Total expenditure allocation on education contracts by LKR 6 Bn: The Ministry of Education is being allocated LKR 128 Bn; a marginal expansion of 1% compared to 2021. This expansion is a result of an increase in recurrent expenditure, which has risen by nearly LKR 3 Bn. However, aggregate allocations for education related Ministries have contracted by over LKR 6 Bn (-4%).
Increase in the organic fertilizer allocation is financed by reductions in the budgets of minor agri Ministries: Total allocation earmarked for 2022 for agriculture related Ministries (including Irrigation) was LKR 133 Bn. This is about 13% decrease from 2021 allocations but more-or-less in line with 2020 spending. Adoption of organic fertilizer is currently one of the priority items in the Government’s agenda. The specific Ministry which is responsible for this task, has received a sizable allocation of LKR 46 Bn, an increase of LKR 10 Bn from 2021. This increase is financed by cutting individual allocations of all the minor agri ministries by over 20%.
Plantation related allocations fall below the norm: Plantation sector is a key contributor to export revenues of the country at the moment. It is imperative that the government keep supporting the industry to achieve envisaged improvements in yields and quality. However, aggregate allocations for plantation related Ministries have gone down by about LKR 4 Bn (-35%). Even in comparison to 2020, these allocations can be deemed below the norm.
Trade spending to be on par with 2020 levels: Ministry of Industry and Commerce is the key Ministry responsible for promoting industrial development in the country. It could play a pivotal role in assisting economic growth and facilitating employment creation. However, the Ministry has received only LKR 5 Bn, which is a reduction of 21% in comparison to what the ministry received in 2021, almost on par with 2020 levels.
Tourism receives the lowest allocation in five years: Tourism holds an important role in the economy due to its ability to generate forex revenue and create jobs. With gradual reopening of international borders, tourism is expected to make a comeback in 2022. Allocation for the Ministry of Tourism was halved to LKR 923 Mn, lowest since 2016. The government increased capital expenditure of the Ministry substantially in 2021 (from LKR 288 Mn in 2020 to LKR 1 Bn in 2021), and it has been drastically brought down to LKR 245 Mn in 2022.
Number of grassroot level development interventions in 2022 may see a decline: Capital expenditure cuts in Ministries such as Public Services, Provincial Councils and Local Government (-LKR 18 Bn), the State Ministry of Rural and School Sports Infrastructure Improvement (-LKR 262 Mn), the Ministry of Urban Development and Housing (-LKR 9 Bn) etc. may deliver a relatively a smaller number of small-scale development projects in 2022.

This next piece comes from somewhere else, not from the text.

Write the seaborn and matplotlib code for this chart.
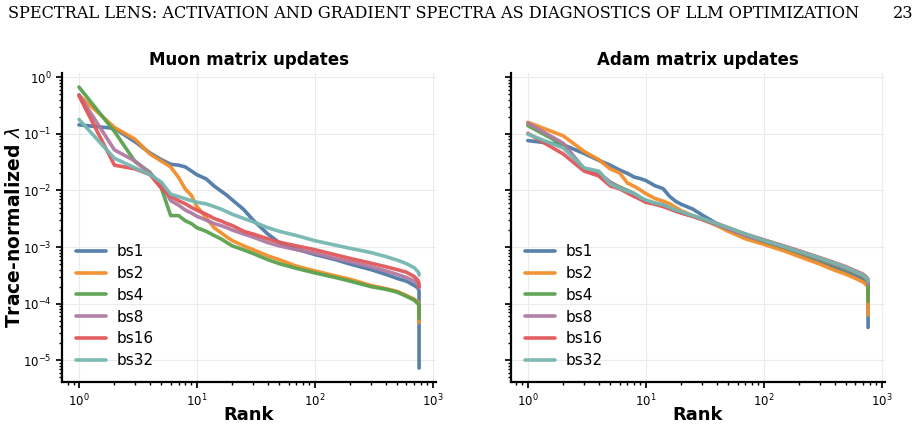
import pandas as pd
import seaborn as sns
import matplotlib.pyplot as plt

ranks = [1, 2, 3, 4, 5, 6, 7, 8, 9, 10, 12, 14, 16, 18, 20, 25, 30, 40, 50, 70,
         100, 150, 200, 300, 400, 500, 600, 700, 750, 767, 768]

labels = ["bs1", "bs2", "bs4", "bs8", "bs16", "bs32"]
colors = ["#4e79a7", "#f28e2b", "#59a14f", "#b07aa1", "#e15759", "#76b7b2"]

# Muon matrix updates
muon_bs1 = [0.144, 0.125, 0.072, 0.046, 0.035, 0.029, 0.028, 0.026, 0.022, 0.019, 0.016, 0.012, 0.0098, 0.0082,
            0.0068, 0.0046, 0.003, 0.0017, 0.0012, 0.00092, 0.00074, 0.0006, 0.0005, 0.0004, 0.00033, 0.00028,
            0.00025, 0.00021, 0.00019, 0.000168, 7.3e-6]
muon_bs2 = [0.48, 0.13, 0.08, 0.044, 0.033, 0.026, 0.017, 0.0105, 0.0082, 0.0052, 0.0033, 0.0022, 0.0018, 0.0015,
            0.0013, 0.00105, 0.0009, 0.0007, 0.0006, 0.00046, 0.00038, 0.00031, 0.00027, 0.00021, 0.000185,
            0.000165, 0.00014, 0.00012, 0.000107, 0.0001, 4.6e-5]
muon_bs4 = [0.67, 0.11, 0.032, 0.021, 0.011, 0.0036, 0.0036, 0.0029, 0.0026, 0.0022, 0.0019, 0.0016, 0.0014, 0.0012,
            0.00105, 0.00089, 0.00077, 0.0006, 0.00051, 0.00042, 0.00035, 0.00029, 0.00025, 0.0002, 0.00018,
            0.00016, 0.000135, 0.000115, 0.0001, 9.5e-5, 5.5e-5]
muon_bs8 = [0.49, 0.052, 0.033, 0.02, 0.013, 0.0066, 0.0055, 0.0045, 0.004, 0.0035, 0.003, 0.0026, 0.0024, 0.0022,
            0.002, 0.0017, 0.0015, 0.0012, 0.00105, 0.0009, 0.00078, 0.00063, 0.00055, 0.00045, 0.00038, 0.00033,
            0.00029, 0.00025, 0.00022, 0.0002, 0.00019]
muon_bs16 = [0.47, 0.028, 0.024, 0.019, 0.011, 0.0078, 0.0066, 0.0058, 0.005, 0.0045, 0.0038, 0.0032, 0.0029, 0.0026,
             0.0024, 0.0019, 0.0017, 0.0014, 0.00122, 0.00105, 0.0009, 0.00073, 0.00063, 0.00052, 0.00045, 0.0004,
             0.00036, 0.0003, 0.00026, 0.00023, 0.0002]
muon_bs32 = [0.18, 0.037, 0.025, 0.019, 0.014, 0.0086, 0.0078, 0.0071, 0.0066, 0.0062, 0.0058, 0.0052, 0.0047, 0.0042,
             0.0038, 0.0032, 0.0028, 0.0022, 0.0019, 0.0016, 0.0013, 0.00108, 0.00095, 0.0008, 0.00068, 0.00059,
             0.00051, 0.00043, 0.00037, 0.00034, 0.00032]

# Adam matrix updates
adam_bs1 = [0.076, 0.064, 0.045, 0.034, 0.028, 0.023, 0.02, 0.0172, 0.0162, 0.015, 0.0121, 0.0108, 0.0078, 0.0064,
            0.0057, 0.0047, 0.0037, 0.0026, 0.0021, 0.0016, 0.00122, 0.00092, 0.00074, 0.00055, 0.00044, 0.00037,
            0.00031, 0.00027, 0.00024, 0.00022, 3.8e-5]
adam_bs2 = [0.16, 0.092, 0.049, 0.035, 0.024, 0.0205, 0.0135, 0.0118, 0.0102, 0.0088, 0.0072, 0.0065, 0.0058, 0.005,
            0.0044, 0.0036, 0.0031, 0.0024, 0.0019, 0.0014, 0.00112, 0.00085, 0.00068, 0.0005, 0.00039, 0.00033,
            0.00028, 0.00024, 0.00021, 0.0002, 6.3e-5]
adam_bs4 = [0.14, 0.064, 0.024, 0.0195, 0.014, 0.0115, 0.01, 0.0088, 0.0075, 0.0066, 0.0059, 0.0055, 0.0048, 0.0043,
            0.0041, 0.0035, 0.0031, 0.0025, 0.0021, 0.0016, 0.00127, 0.00098, 0.0008, 0.0006, 0.00048, 0.0004,
            0.00035, 0.0003, 0.00026, 0.00024, 1.1e-4]
adam_bs8 = [0.155, 0.068, 0.024, 0.0205, 0.014, 0.011, 0.0095, 0.0082, 0.007, 0.0063, 0.0059, 0.0055, 0.0048, 0.0044,
            0.004, 0.0035, 0.0031, 0.0025, 0.0021, 0.0016, 0.0013, 0.001, 0.00082, 0.00062, 0.0005, 0.00042,
            0.00036, 0.00031, 0.00027, 0.00025, 2.2e-4]
adam_bs16 = [0.102, 0.044, 0.022, 0.018, 0.012, 0.0107, 0.009, 0.0078, 0.007, 0.0062, 0.0057, 0.0052, 0.0047, 0.0043,
             0.004, 0.0035, 0.0031, 0.0026, 0.0022, 0.0017, 0.00135, 0.00104, 0.00086, 0.00065, 0.00053, 0.00045,
             0.00038, 0.00033, 0.00029, 0.00027, 2.6e-4]
adam_bs32 = [0.099, 0.056, 0.025, 0.022, 0.013, 0.011, 0.0097, 0.0088, 0.0075, 0.0068, 0.006, 0.0056, 0.005, 0.0045,
             0.0042, 0.0036, 0.0032, 0.0026, 0.0022, 0.0017, 0.00133, 0.00102, 0.00084, 0.00064, 0.00052, 0.00044,
             0.00037, 0.00032, 0.00028, 0.00026, 2.5e-4]

muon = [muon_bs1, muon_bs2, muon_bs4, muon_bs8, muon_bs16, muon_bs32]
adam = [adam_bs1, adam_bs2, adam_bs4, adam_bs8, adam_bs16, adam_bs32]

sns.set_theme(style="whitegrid")
plt.rcParams.update({
    "font.family": ["DejaVu Sans"],
    "text.color": "black",
    "axes.labelcolor": "black",
    "axes.edgecolor": "black",
    "axes.linewidth": 1.6,
    "grid.color": "#ebebeb",
    "grid.linewidth": 0.8,
    "xtick.bottom": True,
    "ytick.left": True,
    "xtick.color": "black",
    "ytick.color": "black",
    "xtick.major.size": 4,
    "ytick.major.size": 4,
    "xtick.minor.size": 2.5,
    "ytick.minor.size": 2.5,
    "xtick.labelsize": 8.5,
    "ytick.labelsize": 8.5,
})

fig = plt.figure(figsize=(9.22, 4.26), dpi=100)
ax1 = fig.add_axes([0.0672, 0.103, 0.4058, 0.7256])
ax2 = fig.add_axes([0.554, 0.103, 0.406, 0.7256], sharey=ax1)

for ax, series, title in [(ax1, muon, "Muon matrix updates"), (ax2, adam, "Adam matrix updates")]:
    for vals, lab, col in zip(series, labels, colors):
        df = pd.DataFrame({"Rank": ranks, "value": vals})
        sns.lineplot(data=df, x="Rank", y="value", ax=ax, color=col, label=lab, lw=2.6, alpha=0.95)
    ax.set_xscale("log")
    ax.set_yscale("log")
    ax.set_title(title, fontsize=12, fontweight="bold", pad=6)
    ax.set_xlabel("Rank", fontsize=13, fontweight="bold", labelpad=-2)
    ax.grid(True, which="major")
    ax.grid(False, which="minor")
    sns.despine(ax=ax)
    ax.legend(loc="lower left", frameon=False, fontsize=11, handlelength=2.0,
              handletextpad=0.7, labelspacing=0.45)

ax1.set_ylabel("Trace-normalized $\\lambda$", fontsize=13.5, fontweight="bold", labelpad=-1)
ax2.set_ylabel("")
ax2.tick_params(labelleft=False)

# page header
fig.text(8 / 922, 1 - 13 / 426, "SPECTRAL LENS: ACTIVATION AND GRADIENT SPECTRA AS DIAGNOSTICS OF LLM OPTIMIZATION",
         family="DejaVu Serif", fontsize=11.6, ha="left", va="center")
fig.text(913 / 922, 1 - 13 / 426, "23", family="DejaVu Serif", fontsize=11.6, ha="right", va="center")

fig.savefig("out.png", dpi=100)
plt.close(fig)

Somewhat lower level of spending is expected on welfare and social development: Legacy of pandemic may leave an elevated level of poverty especially among rural communities. We observe some sizable cuts in allocations of welfare and social development-oriented Ministries such as the State Ministry of Samurdhi Household Economy, Micro-finance, Self Employment and Business Development (-LKR 10 Bn).
Allocations for industries plummet, risks sector development: Development of the industries is a critical need of the hour due to the fragile state of the economy. However, a number of Ministries related to this saw the allocations fall below even 2020 levels. Collectively, the allocations of these Ministries are brought down almost by half for 2022.